Work required: Extract the lines from the start through the line that holds "(-384,-288) rectangle (384,336);", both included, omitting all images.

============================================================

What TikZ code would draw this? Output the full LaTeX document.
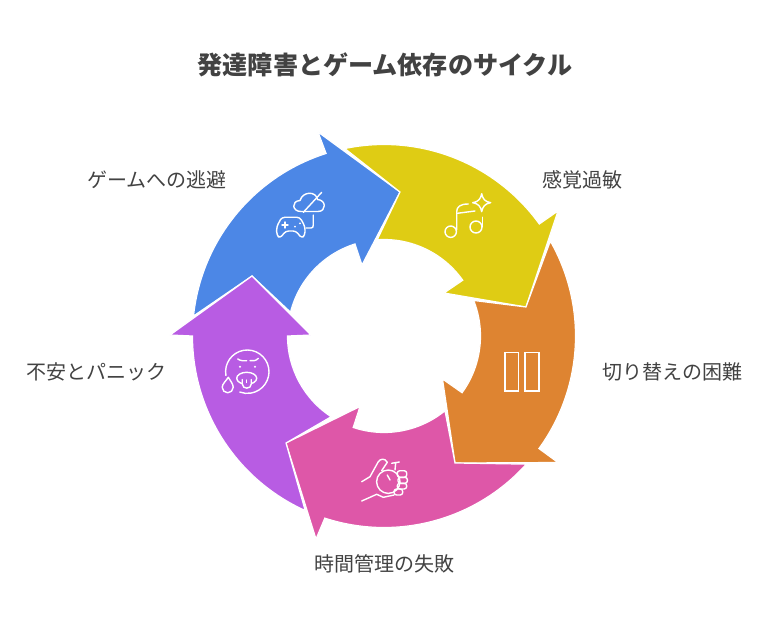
\documentclass[tikz,border=0pt]{standalone}
\usepackage{fontspec}
\setmainfont{Noto Sans CJK JP}
\definecolor{cblue}{HTML}{4C87E6}
\definecolor{cyellow}{HTML}{DFCC14}
\definecolor{corange}{HTML}{DE8431}
\definecolor{cpink}{HTML}{DE57A8}
\definecolor{cpurple}{HTML}{B85CE3}
\definecolor{ctext}{HTML}{424242}
\def\Ro{191.5pt}
\def\Ri{96.5pt}
\tikzset{
	segm/.style = {draw=white, line width=1.2pt, line join=miter},
	icon/.style = {draw=white, line width=1.4pt, line cap=round, line join=round},
	caption/.style = {text=ctext, font=\fontsize{20}{24}\selectfont, inner sep=0pt},
	heading/.style = {text=ctext, font=\fontsize{25.1}{30}\selectfont\bfseries, inner sep=0pt}
}
\begin{document}
\begin{tikzpicture}[x=1pt,y=1pt]
	\useasboundingbox (-384,-288) rectangle (384,336);

	% arrows
	\filldraw [segm, fill=cblue] (174:\Ro) arc[start angle=174, end angle=107.6, radius=\Ro]
		-- (-66,204) -- (16,144) -- (-22,71) -- (107.5:\Ri)
		arc[start angle=107.5, end angle=165.7, radius=\Ri] -- (-132,60) -- cycle;
	\filldraw [segm, fill=cyellow] (101.8:\Ro) arc[start angle=101.8, end angle=35.8, radius=\Ro]
		-- (174,125) -- (142,29) -- (60,43) -- (35.3:\Ri)
		arc[start angle=35.3, end angle=94, radius=\Ri] -- (16,144) -- cycle;
	\filldraw [segm, fill=corange] (29.7:\Ro) arc[start angle=29.7, end angle=-36, radius=\Ro]
		-- (174,-126.5) -- (71,-127) -- (58.5,-43) -- (-36:\Ri)
		arc[start angle=-36, end angle=21.6, radius=\Ri] -- (142,29) -- cycle;
	\filldraw [segm, fill=cpink] (-42:\Ro) arc[start angle=-42, end angle=-108, radius=\Ro]
		-- (-68,-203) -- (-98,-107) -- (-24,-70.5) -- (-108.6:\Ri)
		arc[start angle=-108.6, end angle=-50.8, radius=\Ri] -- (71,-127) -- cycle;
	\filldraw [segm, fill=cpurple] (245.7:\Ro) arc[start angle=245.7, end angle=180, radius=\Ro]
		-- (-214,1) -- (-132,60) -- (-73,1) -- (180:\Ri)
		arc[start angle=180, end angle=236.8, radius=\Ri] -- (-98,-107) -- cycle;

	% game icon
	\draw [icon, rounded corners=3pt] (-104,97.7) -- (-107.3,101) -- (-107.3,109.3) -- (-102.3,118.7)
		-- (-84,118.7) -- (-79,109.3) -- (-79,101) -- (-82.3,97.7) -- (-88,105) -- (-98.3,105) -- cycle;
	\draw [icon] (-102,111) -- (-96,111) (-99,108) -- (-99,114);
	\fill [white] (-89,109.3) circle (1) (-84,112.7) circle (1);
	\draw [icon] (-78,108) -- (-73,108) .. controls (-71.3,108) and (-70.7,109) .. (-70.7,111) -- (-70.7,121);
	\draw [icon] (-83,124.5) .. controls (-92,124.5) and (-93,135) .. (-84,135.5)
		.. controls (-81,145) and (-68,145) .. (-66.5,136.5)
		.. controls (-57.5,136) and (-57.5,124.5) .. (-66,124.5) -- cycle;
	\draw [icon] (-80.7,123.7) -- (-62.3,143.7);

	% music icon
	\draw [icon] (66.7,104.3) circle (5.7) (92,109) circle (6);
	\draw [icon] (72.7,106) -- (72.7,124.3) .. controls (72.7,129) and (76,132) .. (84.3,132);
	\draw [icon] (73.3,122.7) -- (91,125);
	\draw [icon] (98.7,109.3) -- (98.7,118.7);
	\draw [icon] (97.7,142.3) .. controls (98.7,137) and (101,134.3) .. (106.7,133.3)
		.. controls (101,132.3) and (98.7,129.6) .. (97.7,124.3)
		.. controls (96.7,129.6) and (94.4,132.3) .. (88.7,133.3)
		.. controls (94.4,134.3) and (96.7,137) .. cycle;

	% switch icon
	\draw [icon, line join=miter] (121,-16.3) rectangle (134.7,-55);
	\draw [icon, line join=miter] (141,-16.3) rectangle (155,-55);

	% watch icon
	\draw [icon] (4.3,-145.7) circle (11.7);
	\draw [icon] (3.3,-139) -- (6,-144);
	\draw [icon] (11,-134) -- (11.7,-126.7) (7.7,-127.3) -- (15.3,-126);
	\draw [icon] (-22.3,-145.7) -- (-14,-140.7) -- (-5.7,-125.7) .. controls (-3.5,-122.5) and (1,-122) .. (3.3,-126.3) -- (-2.3,-134.7);
	\draw [icon] (-22.3,-165) -- (-7.3,-158.3) -- (-.7,-161.3) -- (10,-159);
	\draw [icon, rounded corners=2.5pt] (13.3,-134.7) rectangle (22.7,-141.3);
	\draw [icon, rounded corners=2.5pt] (14,-141.3) rectangle (23.4,-147.3);
	\draw [icon, rounded corners=2.5pt] (13.3,-147.3) rectangle (22.7,-153);
	\draw [icon, rounded corners=2.5pt] (10,-153) rectangle (18.7,-159);

	% face icon
	\draw [icon] (-136.7,-35.7) ++(190:21.7) arc[start angle=190, end angle=-110, radius=21.7];
	\fill [white] (-144,-30.7) circle (1.1) (-129,-30.7) circle (1.1);
	\draw [icon] (-146.3,-23) .. controls (-143,-25) and (-140,-25) .. (-137.3,-24.7);
	\draw [icon] (-134,-24.7) .. controls (-131,-25) and (-128,-25) .. (-125.7,-22.3);
	\draw [icon] (-137.3,-42.3) ellipse (10 and 6);
	\draw [icon, fill=cpurple] (-141.7,-43.5) -- (-141.7,-48) .. controls (-141.7,-53.5) and (-132.7,-53.5) .. (-132.7,-48) -- (-132.7,-43.5);
	\draw [icon] (-137.2,-44) -- (-137.2,-46.5);
	\draw [icon] (-155.7,-41.3) .. controls (-158,-45) and (-161.8,-48) .. (-161.8,-51.3)
		arc[start angle=180, end angle=360, radius=5.5] .. controls (-150.8,-48) and (-153.5,-45) .. cycle;

	% texts
	\node [heading] (title) at (1,271) {発達障害とゲーム依存のサイクル};
	\node [caption] (lblsense) at (198,156.5) {感覚過敏};
	\node [caption] (lblswitch) at (288,-35.5) {切り替えの困難};
	\node [caption] (lbltime) at (.5,-227.5) {時間管理の失敗};
	\node [caption] (lblpanic) at (-287.5,-35.5) {不安とパニック};
	\node [caption] (lblescape) at (-227,156.5) {ゲームへの逃避};
\end{tikzpicture}
\end{document}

============================================================

The answer:
What TikZ code would draw this? Output the full LaTeX document.
\documentclass[tikz,border=0pt]{standalone}
\usepackage{fontspec}
\setmainfont{Noto Sans CJK JP}
\definecolor{cblue}{HTML}{4C87E6}
\definecolor{cyellow}{HTML}{DFCC14}
\definecolor{corange}{HTML}{DE8431}
\definecolor{cpink}{HTML}{DE57A8}
\definecolor{cpurple}{HTML}{B85CE3}
\definecolor{ctext}{HTML}{424242}
\def\Ro{191.5pt}
\def\Ri{96.5pt}
\tikzset{
	segm/.style = {draw=white, line width=1.2pt, line join=miter},
	icon/.style = {draw=white, line width=1.4pt, line cap=round, line join=round},
	caption/.style = {text=ctext, font=\fontsize{20}{24}\selectfont, inner sep=0pt},
	heading/.style = {text=ctext, font=\fontsize{25.1}{30}\selectfont\bfseries, inner sep=0pt}
}
\begin{document}
\begin{tikzpicture}[x=1pt,y=1pt]
	\useasboundingbox (-384,-288) rectangle (384,336);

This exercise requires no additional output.